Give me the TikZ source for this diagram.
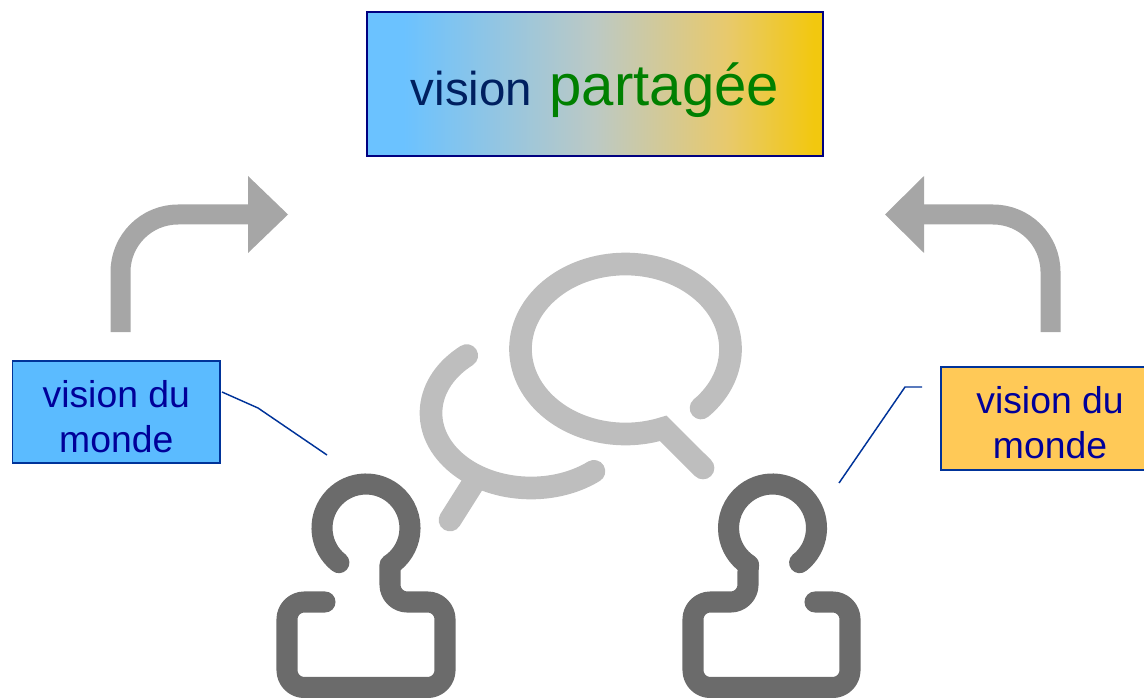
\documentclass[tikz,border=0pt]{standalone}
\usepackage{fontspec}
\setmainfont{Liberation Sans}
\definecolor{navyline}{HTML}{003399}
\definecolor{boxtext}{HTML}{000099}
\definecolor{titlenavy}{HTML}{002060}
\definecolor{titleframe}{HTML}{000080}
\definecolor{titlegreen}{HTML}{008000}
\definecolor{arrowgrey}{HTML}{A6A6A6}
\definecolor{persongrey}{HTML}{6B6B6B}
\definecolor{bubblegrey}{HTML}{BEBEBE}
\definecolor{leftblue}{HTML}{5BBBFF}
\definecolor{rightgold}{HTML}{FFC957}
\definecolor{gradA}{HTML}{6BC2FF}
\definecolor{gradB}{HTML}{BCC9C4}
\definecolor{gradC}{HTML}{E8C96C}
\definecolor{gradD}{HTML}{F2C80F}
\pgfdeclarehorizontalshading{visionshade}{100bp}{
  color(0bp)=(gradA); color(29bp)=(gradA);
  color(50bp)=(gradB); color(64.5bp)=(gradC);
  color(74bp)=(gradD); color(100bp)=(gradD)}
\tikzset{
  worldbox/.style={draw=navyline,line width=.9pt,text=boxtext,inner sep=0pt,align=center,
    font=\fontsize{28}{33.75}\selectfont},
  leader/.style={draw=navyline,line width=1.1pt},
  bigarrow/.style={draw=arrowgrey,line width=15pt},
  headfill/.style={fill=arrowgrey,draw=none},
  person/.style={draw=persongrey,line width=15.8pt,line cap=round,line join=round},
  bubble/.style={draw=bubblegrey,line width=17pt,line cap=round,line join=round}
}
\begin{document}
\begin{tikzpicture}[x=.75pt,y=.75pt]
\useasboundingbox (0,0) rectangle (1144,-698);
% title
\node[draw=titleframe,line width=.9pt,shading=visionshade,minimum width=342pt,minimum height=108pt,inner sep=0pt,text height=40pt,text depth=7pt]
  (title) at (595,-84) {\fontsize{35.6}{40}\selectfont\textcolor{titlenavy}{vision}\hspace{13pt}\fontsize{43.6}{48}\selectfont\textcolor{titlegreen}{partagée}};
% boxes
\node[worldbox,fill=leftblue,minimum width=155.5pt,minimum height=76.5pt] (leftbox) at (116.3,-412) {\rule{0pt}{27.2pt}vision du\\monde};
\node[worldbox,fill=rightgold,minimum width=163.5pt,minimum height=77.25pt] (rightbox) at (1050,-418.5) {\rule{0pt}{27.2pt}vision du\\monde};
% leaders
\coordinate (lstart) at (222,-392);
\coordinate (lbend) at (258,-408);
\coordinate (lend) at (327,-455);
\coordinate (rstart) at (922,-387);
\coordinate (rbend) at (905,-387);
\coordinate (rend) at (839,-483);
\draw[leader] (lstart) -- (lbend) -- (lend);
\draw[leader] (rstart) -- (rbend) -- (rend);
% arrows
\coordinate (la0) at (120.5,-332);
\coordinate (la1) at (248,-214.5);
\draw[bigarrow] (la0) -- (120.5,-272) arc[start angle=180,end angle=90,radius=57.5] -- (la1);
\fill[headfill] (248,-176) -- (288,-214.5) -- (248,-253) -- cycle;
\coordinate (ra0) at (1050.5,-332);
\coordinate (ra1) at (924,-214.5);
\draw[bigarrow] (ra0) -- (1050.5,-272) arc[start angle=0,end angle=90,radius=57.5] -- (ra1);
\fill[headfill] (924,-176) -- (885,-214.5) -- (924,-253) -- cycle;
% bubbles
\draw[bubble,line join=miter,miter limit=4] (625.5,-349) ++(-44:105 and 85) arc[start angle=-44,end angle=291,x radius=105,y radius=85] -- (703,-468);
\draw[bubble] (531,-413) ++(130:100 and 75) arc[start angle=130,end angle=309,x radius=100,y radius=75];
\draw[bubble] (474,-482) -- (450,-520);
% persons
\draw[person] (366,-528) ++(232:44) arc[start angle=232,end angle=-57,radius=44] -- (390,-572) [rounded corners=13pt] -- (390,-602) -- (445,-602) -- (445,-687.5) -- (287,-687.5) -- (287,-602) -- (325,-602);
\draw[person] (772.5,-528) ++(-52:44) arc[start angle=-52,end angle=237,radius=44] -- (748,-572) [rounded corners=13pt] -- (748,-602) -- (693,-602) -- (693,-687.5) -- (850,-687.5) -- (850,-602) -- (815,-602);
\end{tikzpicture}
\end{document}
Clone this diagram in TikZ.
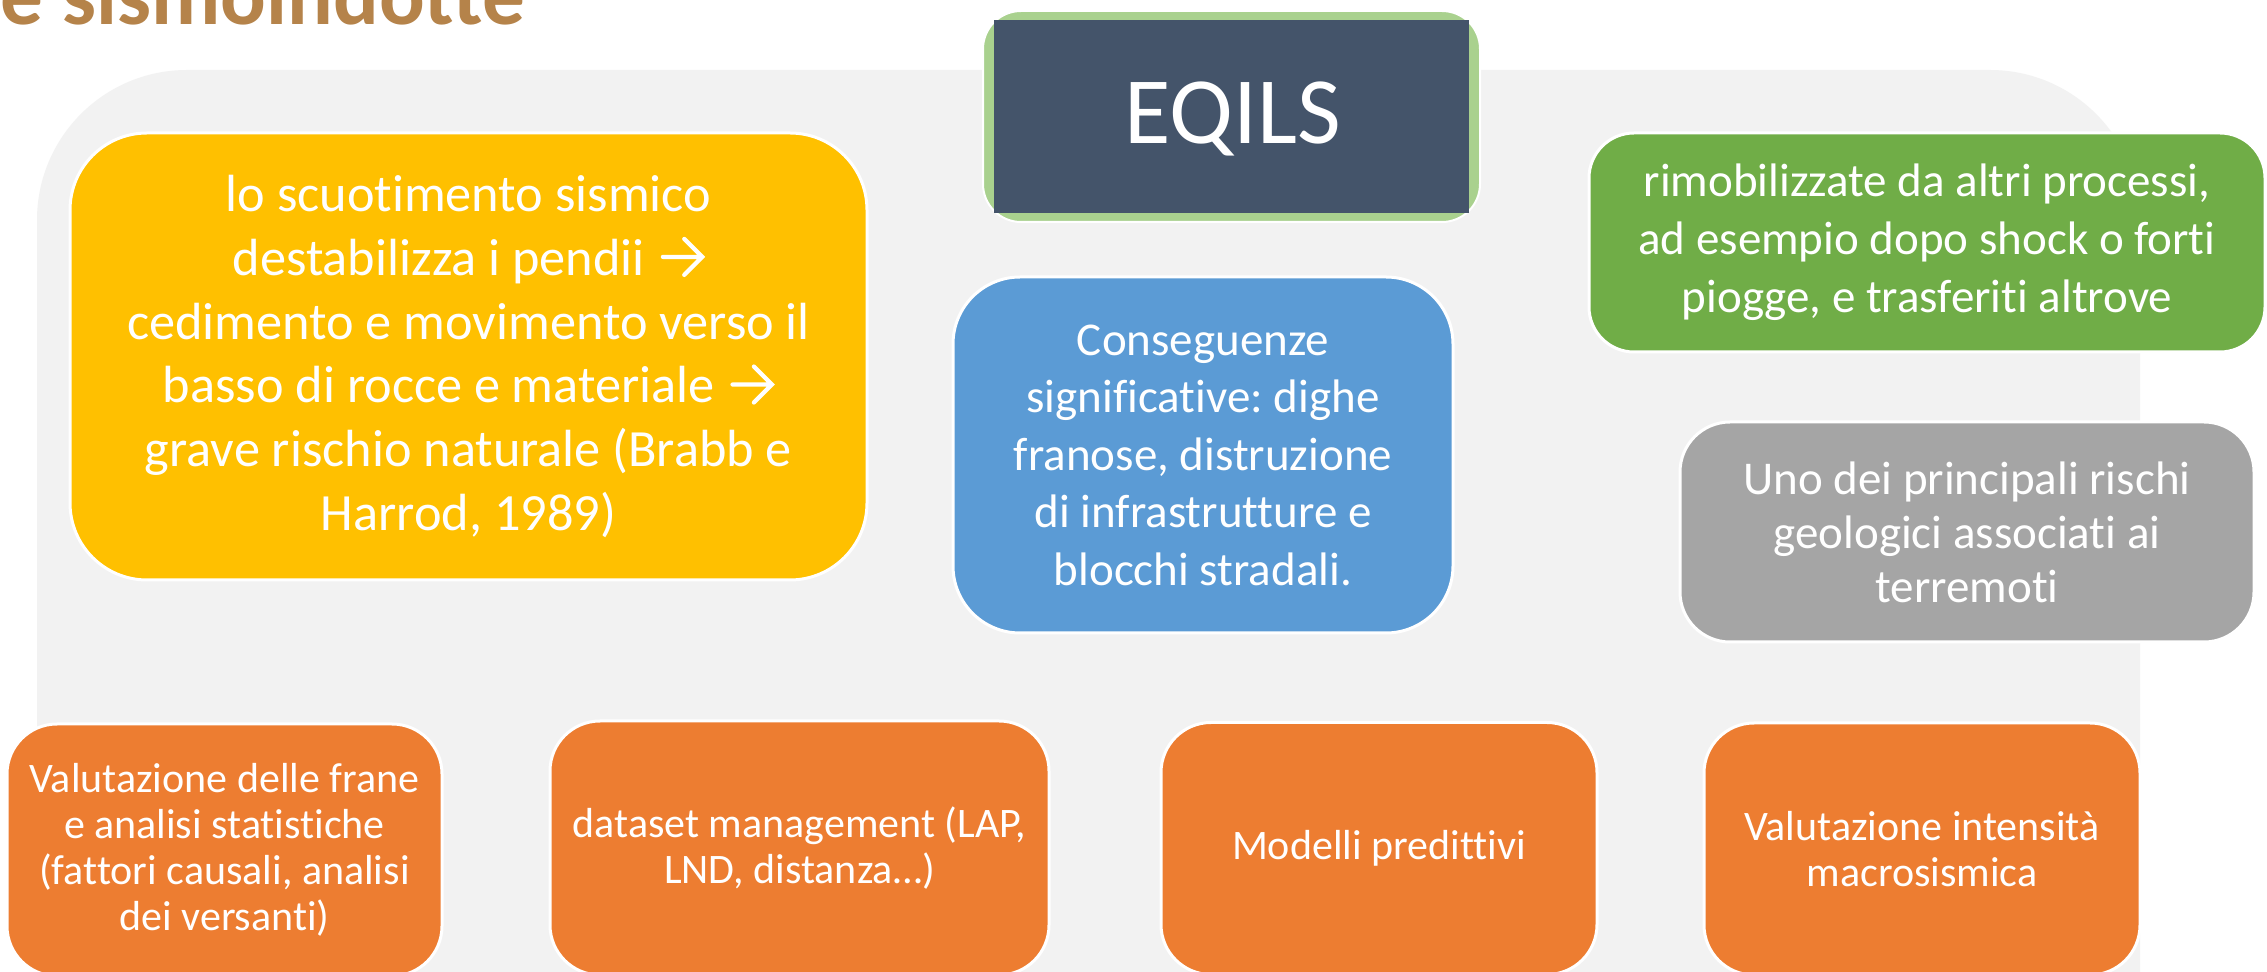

****************************************

| What to produce |
In the listing above, find the lines holding the word "diagram" and copy them.

| Task result |
Give me the TikZ source for this diagram.
Clone this diagram in TikZ.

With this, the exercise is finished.